**Your objective**
Leave out the pictures and retype only the lines from the opening line to the line that holds "['Baseline', '1', '2', '3', '4', '5', '6'];", both ends included.
■ ■ ■
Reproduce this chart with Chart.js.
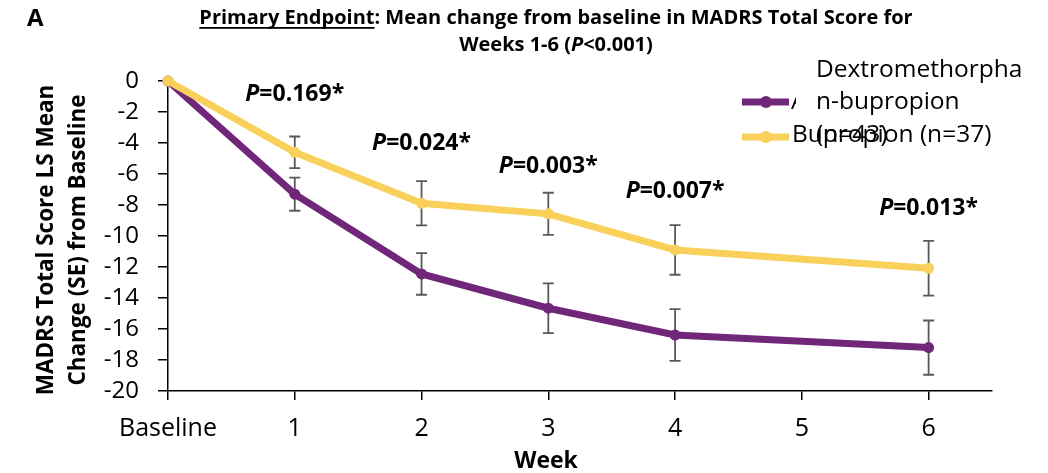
<!DOCTYPE html>
<html>
<head>
<meta charset="utf-8">
<script src="https://cdn.jsdelivr.net/npm/chart.js@4.4.1/dist/chart.umd.min.js"></script>
<style>
  html, body { margin: 0; padding: 0; background: #fff; }
  #wrap { width: 1048px; height: 473px; position: relative; }
</style>
</head>
<body>
<div id="wrap"><canvas id="c" width="1048" height="473"></canvas></div>
<script>
// Study weeks with an assessment (week 5 was not assessed)
const weeks = [0, 1, 2, 3, 4, 6];
const weekTickLabels = ['Baseline', '1', '2', '3', '4', '5', '6'];

// LS mean change from baseline in MADRS total score, with standard errors
const dxmBupMean = [0, -7.3, -12.45, -14.66, -16.39, -17.2];
const dxmBupSE   = [0, 1.07, 1.34, 1.6, 1.67, 1.75];
const bupMean    = [0, -4.6, -7.89, -8.57, -10.9, -12.08];
const bupSE      = [0, 1.02, 1.43, 1.36, 1.6, 1.77];

// Between-group P values at each week
const pWeeks  = [1, 2, 3, 4, 6];
const pValues = ['0.169', '0.024', '0.003', '0.007', '0.013'];

const PURPLE = '#70277A';
const YELLOW = '#F9D05A';
const FONT = "'Open Sans', 'Noto Sans', sans-serif";

function toPoints(xs, ys) { return xs.map((x, i) => ({ x: x, y: ys[i] })); }

// draws a row of text runs with individual fonts, starting at x
function drawRuns(ctx, runs, x, y) {
  let cx = x;
  runs.forEach(r => {
    ctx.font = r.font;
    const w = ctx.measureText(r.text).width;
    ctx.fillText(r.text, cx, y);
    if (r.underline) {
      ctx.fillRect(cx, y + 9, w, 1.8);
    }
    cx += w;
  });
  return cx - x;
}
function runsWidth(ctx, runs) {
  let w = 0;
  runs.forEach(r => { ctx.font = r.font; w += ctx.measureText(r.text).width; });
  return w;
}

const overlay = {
  id: 'overlay',
  beforeDatasetsDraw(chart, args, opts) {
    const ctx = chart.ctx;
    const xs = chart.scales.x, ys = chart.scales.y;
    ctx.save();
    ctx.strokeStyle = '#595959';
    ctx.lineWidth = 1.8;
    [[dxmBupMean, dxmBupSE], [bupMean, bupSE]].forEach(([m, se]) => {
      m.forEach((v, i) => {
        if (!se[i]) return;
        const px = xs.getPixelForValue(weeks[i]);
        const top = ys.getPixelForValue(v + se[i]);
        const bot = ys.getPixelForValue(v - se[i]);
        ctx.beginPath();
        ctx.moveTo(px, top); ctx.lineTo(px, bot);
        ctx.moveTo(px - 5.5, top); ctx.lineTo(px + 5.5, top);
        ctx.moveTo(px - 5.5, bot); ctx.lineTo(px + 5.5, bot);
        ctx.stroke();
      });
    });
    ctx.restore();
  },
  afterDraw(chart, args, opts) {
    const ctx = chart.ctx;
    const xs = chart.scales.x, ys = chart.scales.y;
    ctx.save();
    ctx.fillStyle = '#000';
    ctx.textBaseline = 'middle';

    // panel letter
    ctx.font = "bold 24px " + FONT;
    ctx.textAlign = 'left';
    ctx.fillText('A', 27, 19);

    // title
    const tb = "bold 20px " + FONT, ti = "italic bold 20px " + FONT;
    const line1 = [
      { text: 'Primary Endpoint', font: tb, underline: true },
      { text: ': Mean change from baseline in MADRS Total Score for', font: tb }
    ];
    const line2 = [
      { text: 'Weeks 1-6 (', font: tb },
      { text: 'P', font: ti },
      { text: '<0.001)', font: tb }
    ];
    const tcx = 556;
    drawRuns(ctx, line1, tcx - runsWidth(ctx, line1) / 2, 18);
    drawRuns(ctx, line2, tcx - runsWidth(ctx, line2) / 2, 45);

    // P value labels
    const pb = "bold 23px " + FONT, pi = "italic bold 23px " + FONT;
    pWeeks.forEach((w, i) => {
      const runs = [
        { text: 'P', font: pi },
        { text: '=' + pValues[i] + '*', font: pb }
      ];
      const cx = xs.getPixelForValue(w);
      const cy = ys.getPixelForValue(opts.pLabelLevels[i]);
      drawRuns(ctx, runs, cx - runsWidth(ctx, runs) / 2, cy);
    });

    // axis titles
    ctx.textAlign = 'center';
    ctx.font = "bold 23px " + FONT;
    ctx.fillText('Week', 546, 461);
    ctx.font = "bold 22.5px " + FONT;
    ctx.save();
    ctx.translate(47, 240);
    ctx.rotate(-Math.PI / 2);
    ctx.fillText('MADRS Total Score LS Mean', 0, 0);
    ctx.fillText('Change (SE) from Baseline', 0, 32);
    ctx.restore();

    // legend
    const entries = [
      { color: PURPLE, y: 102 },
      { color: YELLOW, y: 137 }
    ];
    entries.forEach(e => {
      ctx.strokeStyle = e.color;
      ctx.lineWidth = 7;
      ctx.lineCap = 'butt';
      ctx.beginPath();
      ctx.moveTo(742, e.y); ctx.lineTo(789, e.y);
      ctx.stroke();
      ctx.fillStyle = e.color;
      ctx.beginPath();
      ctx.arc(766, e.y, 6, 0, Math.PI * 2);
      ctx.fill();
    });
    ctx.fillStyle = '#000';
    ctx.textAlign = 'left';
    ctx.font = "24.5px " + FONT;
    // first legend entry text, mostly hidden behind its wrapped replacement
    ctx.save();
    ctx.beginPath();
    ctx.rect(790, 92, 6, 20);
    ctx.clip();
    ctx.fillText('A', 791, 102);
    ctx.restore();
    ctx.fillText('Dextromethorpha', 816, 70);
    ctx.fillText('n-bupropion', 816, 102);
    ctx.fillText('Bupropion (n=37)', 792, 135);
    ctx.fillText('(n=43)', 816, 135);
    ctx.restore();
  }
};

const chart = new Chart(document.getElementById('c'), {
  type: 'line',
  data: {
    datasets: [
      {
        label: 'Dextromethorphan-bupropion (n=43)',
        data: toPoints(weeks, dxmBupMean),
        borderColor: PURPLE,
        backgroundColor: PURPLE,
        borderWidth: 7,
        pointRadius: 5.5,
        pointHoverRadius: 5.5,
        pointBorderWidth: 0,
        tension: 0,
        clip: false,
        order: 2
      },
      {
        label: 'Bupropion (n=37)',
        data: toPoints(weeks, bupMean),
        borderColor: YELLOW,
        backgroundColor: YELLOW,
        borderWidth: 7,
        pointRadius: 5.5,
        pointHoverRadius: 5.5,
        pointBorderWidth: 0,
        tension: 0,
        clip: false,
        order: 1
      }
    ]
  },
  options: {
    responsive: false,
    animation: false,
    events: [],
    layout: { padding: { top: 81, right: 56, left: 0, bottom: 0 } },
    scales: {
      x: {
        type: 'linear',
        min: 0,
        max: 6.5,
        afterBuildTicks: s => { s.ticks = weekTickLabels.map((_, i) => ({ value: i })); },
        afterFit: s => { s.height = 82; },
        ticks: {
          callback: v => weekTickLabels[v],
          font: { family: FONT, size: 25 },
          color: '#000',
          padding: 14,
          maxRotation: 0,
          autoSkip: false
        },
        grid: { drawOnChartArea: false, drawTicks: true, tickLength: 9, color: '#000', lineWidth: 1.5 },
        border: { color: '#000', width: 1.5 }
      },
      y: {
        min: -20,
        max: 0,
        afterFit: s => { s.width = 168; },
        ticks: {
          stepSize: 2,
          autoSkip: false,
          font: { family: FONT, size: 24 },
          color: '#000',
          padding: 19
        },
        grid: { drawOnChartArea: false, drawTicks: true, tickLength: 10, color: '#000', lineWidth: 1.5 },
        border: { color: '#000', width: 1.5 }
      }
    },
    plugins: {
      legend: { display: false },
      title: { display: false },
      tooltip: { enabled: false },
      overlay: { pLabelLevels: [-0.9, -4.0, -5.5, -7.1, -8.2] }
    }
  },
  plugins: [overlay]
});
</script>
</body>
</html>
■ ■ ■
**Response for this exercise**
Reproduce this chart with Chart.js.
<!DOCTYPE html>
<html>
<head>
<meta charset="utf-8">
<script src="https://cdn.jsdelivr.net/npm/chart.js@4.4.1/dist/chart.umd.min.js"></script>
<style>
  html, body { margin: 0; padding: 0; background: #fff; }
  #wrap { width: 1048px; height: 473px; position: relative; }
</style>
</head>
<body>
<div id="wrap"><canvas id="c" width="1048" height="473"></canvas></div>
<script>
// Study weeks with an assessment (week 5 was not assessed)
const weeks = [0, 1, 2, 3, 4, 6];
const weekTickLabels = ['Baseline', '1', '2', '3', '4', '5', '6'];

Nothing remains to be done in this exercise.